THE ORDERS SOUGHT
10 The special purpose for which the SPL is sought to be appointed was outlined in the amended originating application in the following terms:
1. Pursuant to section 90-15 of Division 90 of Schedule 2 of the Corporations Act, an order that Michael Caspaney (special purpose liquidator) be appointed as additional liquidator to the first and second [defendants] (the Companies) for the purpose of:
(a) conducting investigations into any of the matters set out in the Schedule to these orders, including by:
(i) inspecting the books and records of the Companies, excluding any files and working papers of the third [defendants];
(ii) conducting (further) public examinations pursuant to sections 596A or 596B of the Corporations Act or obtaining orders for production pursuant to section 597(9) of the Corporations Act or under the relevant provisions of either the Federal Court Rules 2011 or the Uniform Civil Procedure Rules 1999 (Qld); and
(iii) requiring statements to be provided pursuant to section 475(2) of the Corporations Act;
(b) commencing and pursuing any claim, including commencing any legal proceedings, that may be available to the Companies or the special purpose liquidators in relation to any of the matters set out in the Schedule, including considering and obtaining legal advice in respect of pursuing any such claim;
(c) taking any steps in relation to any matters set out in the Schedule, including by commencing legal proceedings, to preserve or to protect the assets of the Companies, or assets to which the Companies or the special purpose liquidators claim to be entitled, whether or not in the possession of the Companies; and
(d) exercising any powers conferred on the liquidator of the Companies by sections 477 and 506(1)(b) of the Corporations Act, including the power to seek relief under section 1317H of the Corporations Act, in relation to any matters set out in the Schedule, except for the powers contained in section 477(l)(a) of the Corporations Act.

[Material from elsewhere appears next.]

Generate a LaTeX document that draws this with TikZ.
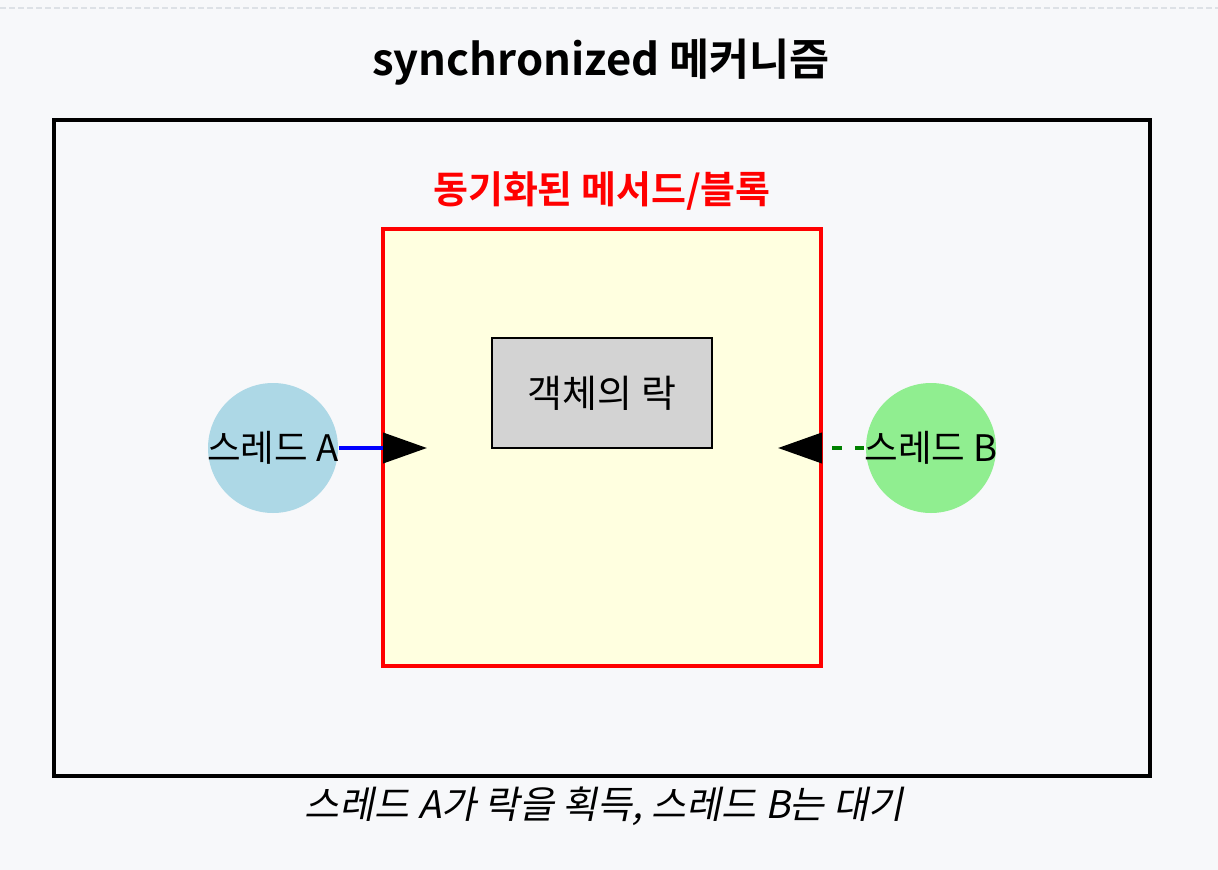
\documentclass[tikz,border=0pt]{standalone}
\usepackage{fontspec}
\setmainfont{Noto Sans CJK KR}[BoldFont={Noto Sans CJK KR Bold}]
\newfontfamily\capfont[FakeSlant=0.2]{Noto Sans CJK KR}
\usepackage{xcolor}
\usetikzlibrary{arrows.meta}

\definecolor{bgcol}{HTML}{F7F8FA}
\definecolor{rulecol}{HTML}{DDE1E6}
\definecolor{syncfill}{HTML}{FFFFE0}
\definecolor{lockfill}{HTML}{D3D3D3}
\definecolor{threadAcol}{HTML}{ADD8E6}
\definecolor{threadBcol}{HTML}{90EE90}
\definecolor{waitcol}{HTML}{008000}

\begin{document}
\begin{tikzpicture}[x=0.25mm, y=-0.25mm, >=Stealth,
    thread/.style={inner sep=0pt, font=\fontsize{26}{30}\selectfont},
    bigtip/.style={-{Triangle[length=11mm, width=7.5mm, black]}}]
    % Background
    \fill [bgcol] (0,0) rectangle (1218,870);
    \useasboundingbox (0,0) rectangle (1218,870);
    \draw [rulecol, line width=0.5mm, dash pattern=on 1.5mm off 0.75mm] (0,8) -- (1218,8);
    % Title
    \node (title) at (601,62) {\fontsize{31}{36}\selectfont\bfseries synchronized 메커니즘};
    % Outer frame
    \draw [line width=0.8mm] (54,120) rectangle (1150,776);
    % Synchronized block
    \draw [red, fill=syncfill, line width=0.8mm] (383,229) rectangle (821,666);
    \node [red] (synclabel) at (602,191) {\fontsize{27}{31}\selectfont\bfseries 동기화된 메서드/블록};
    % Lock
    \node [draw, fill=lockfill, line width=0.4mm, minimum width=55mm, minimum height=27.5mm,
        font=\fontsize{27}{31}\selectfont] (lock) at (602,393) {객체의 락};
    % Threads
    \fill [threadAcol] (273,448) circle (65);
    \fill [threadBcol] (931,448) circle (65);
    \node [thread] (threadA) at (273,448) {스레드 A};
    \node [thread] (threadB) at (931,448) {스레드 B};
    \coordinate (tipA) at (427,448);
    \coordinate (tipB) at (778,448);
    \draw [bigtip, blue, line width=1mm] (threadA.east) -- (tipA);
    \draw [bigtip, waitcol, line width=1mm, dash pattern=on 2.4mm off 3.2mm] (threadB.west) -- (tipB);
    % Caption
    \node (caption) at (604,806) {\capfont\fontsize{27}{31}\selectfont 스레드 A가 락을 획득, 스레드 B는 대기};
\end{tikzpicture}
\end{document}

11 The following matters were set out in the Schedule referred to in this order:
I. Whether, in relation to the Companies' engagement of, dealings with, or following the instructions, advice, recommendations or proposals of Mawson Restructures and Workouts Pty Ltd and the people and entities related to or connected with that company (collectively, Mawson), any of the appointed directors or officers of the Companies breached the statutory or fiduciary duties (or both) that they owed to the Companies.
II. Whether the National Australia Bank Ltd (including its officers, agents or employees) was involved in, or is otherwise liable for (whether as an accessory or otherwise), any breaches of duty that may be found pursuant to paragraph I.
III. Whether any of the directors or officers of the Companies breached section 588G of the Corporations Act.
12 The other orders sought in the amended originating application were as follows:
2. Pursuant to section 90-15 of Division 90 of Schedule 2 of the Corporations Act, an order that the third [defendants] or any liquidator/s of the Companies from time to time (other than the special purpose liquidator) (the Liquidators) use their reasonable endeavours to assist the special purpose liquidators to exercise the powers given to them in Order 1 above, including by providing any documents or information previously prepared or obtained by them in investigating or pursuing any claim in relation to any of the matters set out in the Schedule PROVIDED that the special purpose liquidator shall pay any costs incurred or remuneration payable to the Liquidators in respect of the assistance referred to in this order.
3. Pursuant to section 90-15 of Division 90 of Schedule 2 of the Corporations Act, an order that the special purpose liquidators shall, in accordance with the requirements of the Corporations Act, report to creditors of the Companies and the Liquidators on the terms of their appointment and subsequently once every six months during the course of their appointment.
4. An order that any costs or expenses incurred by, or approved remuneration payable to, the special purpose liquidator:
(a) is not to be paid from any property of the Companies except that which the special purpose liquidator recovers as a consequence of the actions he has been specifically appointed to undertake pursuant to these orders; but
(b) maybe paid from any other funding which the special purpose liquidator may obtain.
5. An order that the costs of the third [defendant] be costs in the liquidation of the Companies.
13 Subject to the following two matters, the Liquidators neither consent to, nor oppose, these orders being made:
(a) that the fees and expenses of the SPL cannot be deducted from the property of the company that is available to the unsecured creditors generally; and
(b) that the activities of the SPL do not cut across any actions that the Liquidators are currently pursuing, or anticipate pursuing, against Mr Walton or other persons.